Cité aux ressources précaires, Lantreguer ne pouvait qu'à peine achever la construction de sa cathédrale [Note : La cathédrale est construite presque entièrement en granit de Perros. Pour effectuer des réparations à cet édifice au XVIIIème siècle, on fit venir des pierres appareillées des carrières de l'Ille-Grande en Pleumeur-Bodou (A. M. : Registre des délibérations de la Communauté de Ville, XVIIIème siècle)]. Commencée par saint Yves en 1296, interrompue et reprise seulement vers le milieu du XIVème siècle, elle n'était terminée que cent ans plus tard. Mais la dévotion à saint Yves, qui s'établit au XIVème siècle, va donner à la ville une animation jusqu'alors inconnue et devenir pour elle une source de revenus et une cause d'extension [Note : Saint Yves fut canonisé en 1347, mais avant cette date un pèlerinage existait déjà au lieu de sa sépulture]. La renommée de Lantreguer s'accrut alors considérablement et, dès le milieu du XIVème siècle, des pèlerins nombreux y affluaient. Ces étrangers restaient plusieurs jours dans la ville. Leurs libéralités étaient suffisantes pour que l'église - cathédrale fut « soutenue, maintenue et gouvernée en édiffices, luminaire et aultres choses nécessaires à l'office divin » [Note : Charte du duc François II, donnée à Nantes le 20 juillet 1463, publiée par A. Barthélemy (II), p. 243]. Le chapitre et les bourgeois s'enrichissaient.

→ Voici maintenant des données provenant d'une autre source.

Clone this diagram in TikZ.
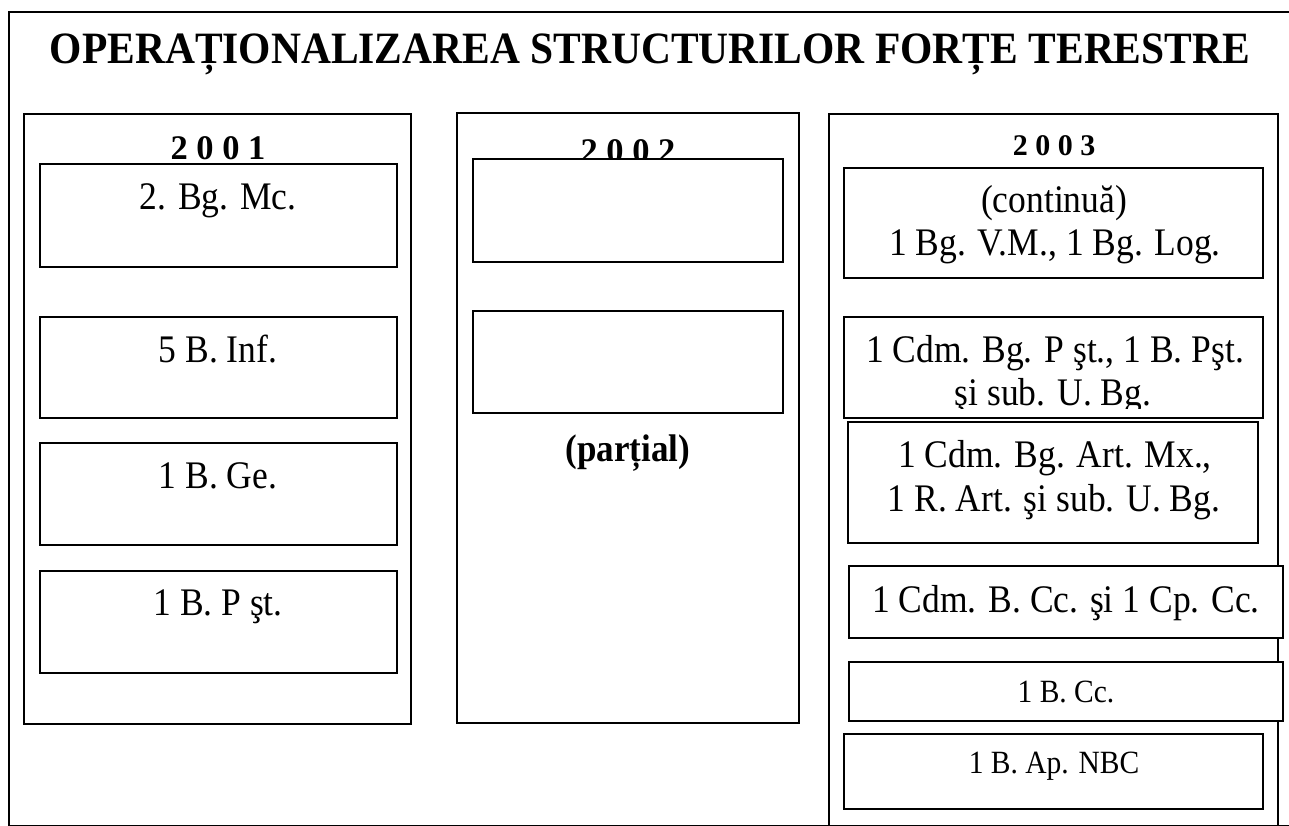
\documentclass[tikz,border=0pt]{standalone}
\usepackage{fontspec}
\setmainfont{Liberation Serif}
\usetikzlibrary{fit}
% body text is set a little taller than the font's natural shape
\newcommand{\tallword}[1]{\scalebox{1}[1.1]{#1}}
\begin{document}
\begin{tikzpicture}[x=1pt,y=-1pt,
  frame/.style={draw=black, line width=1.8pt, fill=white, inner sep=0pt},
  unitbox/.style={draw=black, line width=1.6pt, fill=white, inner sep=0pt},
  lbl/.style={anchor=base, inner sep=0pt, font=\fontsize{35.5}{42}\selectfont},
  lblsmall/.style={anchor=base, inner sep=0pt, font=\fontsize{29.5}{36}\selectfont},
  year/.style={anchor=base, inner sep=0pt, font=\bfseries\fontsize{34.5}{40}\selectfont},
  yearsmall/.style={anchor=base, inner sep=0pt, font=\bfseries\fontsize{30}{36}\selectfont}]
\useasboundingbox (0,0) rectangle (1289,825);
\clip (0,0) rectangle (1289,825);

% title
\node[anchor=base, inner sep=0pt, font=\bfseries\fontsize{41.5}{48}\selectfont]
  (title) at (650,63) {\scalebox{1}[1.08]{OPERAȚIONALIZAREA STRUCTURILOR FORȚE TERESTRE}};

% year columns
\node[frame, fit={(24,114) (411,724)}] (col2001) {};
\node[frame, fit={(457,113) (799,723)}] (col2002) {};
\node[frame, fit={(829,114) (1278,850)}] (col2003) {};

% outer frame, running past the page on the right and bottom
\node[draw=black, line width=1.8pt, inner sep=0pt, fit={(9,12) (1310,826)}] (outer) {};

% column 2001
\node[year] (y2001) at (218,159) {2 0 0 1};
\node[unitbox, fit={(40,164) (397,267)}] (a1) {};
\node[unitbox, fit={(40,317) (397,418)}] (a2) {};
\node[unitbox, fit={(40,443) (397,545)}] (a3) {};
\node[unitbox, fit={(40,571) (397,673)}] (a4) {};
\node[lbl] (ta1) at (218,209) {\tallword{2. Bg. Mc.}};
\node[lbl] (ta2) at (218,362) {\tallword{5 B. Inf.}};
\node[lbl] (ta3) at (218,488) {\tallword{1 B. Ge.}};
\node[lbl] (ta4) at (218,615) {\tallword{1 B. P şt.}};

% column 2002
\node[year] (y2002) at (628,162) {2 0 0 2};
\node[unitbox, fit={(473,159) (783,262)}] (b1) {};
\node[unitbox, fit={(473,311) (783,413)}] (b2) {};
\node[anchor=base, inner sep=0pt, font=\bfseries\fontsize{35}{42}\selectfont]
  (partial) at (628,461) {\tallword{(parțial)}};

% column 2003
\node[yearsmall] (y2003) at (1054,155) {2 0 0 3};
\node[unitbox, fit={(844,168) (1263,278)}] (c1) {};
\node[unitbox, fit={(844,317) (1263,418)}] (c2) {};
\node[unitbox, fit={(848,422) (1258,543)}] (c3) {};
\node[unitbox, fit={(849,566) (1283,638)}] (c4) {};
\node[unitbox, fit={(849,662) (1283,721)}] (c5) {};
\node[unitbox, fit={(844,734) (1263,809)}] (c6) {};

\node[lbl] (tc1a) at (1054,212) {\tallword{(continuă)}};
\node[lbl] (tc1b) at (1055,255) {\tallword{1 Bg. V.M., 1 Bg. Log.}};
\begin{scope}
  \clip (844,317) rectangle (1263,408);
  \node[lbl] (tc2a) at (1055,362) {\tallword{1 Cdm. Bg. P şt., 1 B. Pşt.}};
  \node[lbl] (tc2b) at (1053,405) {\tallword{şi sub. U. Bg.}};
\end{scope}
\node[lbl] (tc3a) at (1055,467) {\tallword{1 Cdm. Bg. Art. Mx.,}};
\node[lbl] (tc3b) at (1054,511) {\tallword{1 R. Art. şi sub. U. Bg.}};
\node[lbl] (tc4) at (1066,612) {\tallword{1 Cdm. B. Cc. şi 1 Cp. Cc.}};
\node[lblsmall] (tc5) at (1066,702) {\tallword{1 B. Cc.}};
\node[lblsmall] (tc6) at (1054,773) {\tallword{1 B. Ap. NBC}};
\end{tikzpicture}
\end{document}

En mai, lors du grand pardon, la ville s'emplissait pendant quelques semaines d'une foule de pèlerins normands, malouins, espagnols, portugais, venus par mer, et qui se pressaient dans les rues étroites. Précieuse ressource, dont l'on s'efforçait de protéger les dispensateurs en sollicitant en leur faveur l'intervention de François II, duc de Bretagne, et du pape Sixte IV [Note : A. Barthélemy (II), Sur la présence des Portugais à Tréguier, cf. Jourjou (XIV), p. 243]. Le caractère demi-sacré qui s'attachait à la cité gardienne du tombeau de saint Yves en faisait un îlot de paix dans les temps troublés. Favorisée par ses immunités, elle souffrit relativement peu de la guerre de Cent ans. Malgré les sauf-conduits ducaux et la protection pontificale, les pélerins furent sans doute moins nombreux pendant ces années où les routes n'étaient pas sûres et où il était imprudent de s'aventurer au large des côtes bretonnes. Le commerce souffrit aussi des attaques des corsaires [Note : Le 10 mai 1483, le « Nicolas » de Tréguier, qui revenait de La Rochelle avec une cargaison de vin, fut capturé par son homonyme, le « Nicolas » de Fowey. Telle était l'autorité que tirait l'évêque des précieuses reliques dont il avait la garde que le secrétaire même du duc François II, Gilles de Crésolle, fit le voyage d'Angleterre sur un bâtiment trégorrois nommé le « Christophe », pour régler la question des pirates de Fowey (cf. Pocquet du Haut Jussé. (XXV)]. Et la lenteur des travaux effectués en vue de reconstruire la cathédrale doit sans doute être imputée à la rigueur des temps.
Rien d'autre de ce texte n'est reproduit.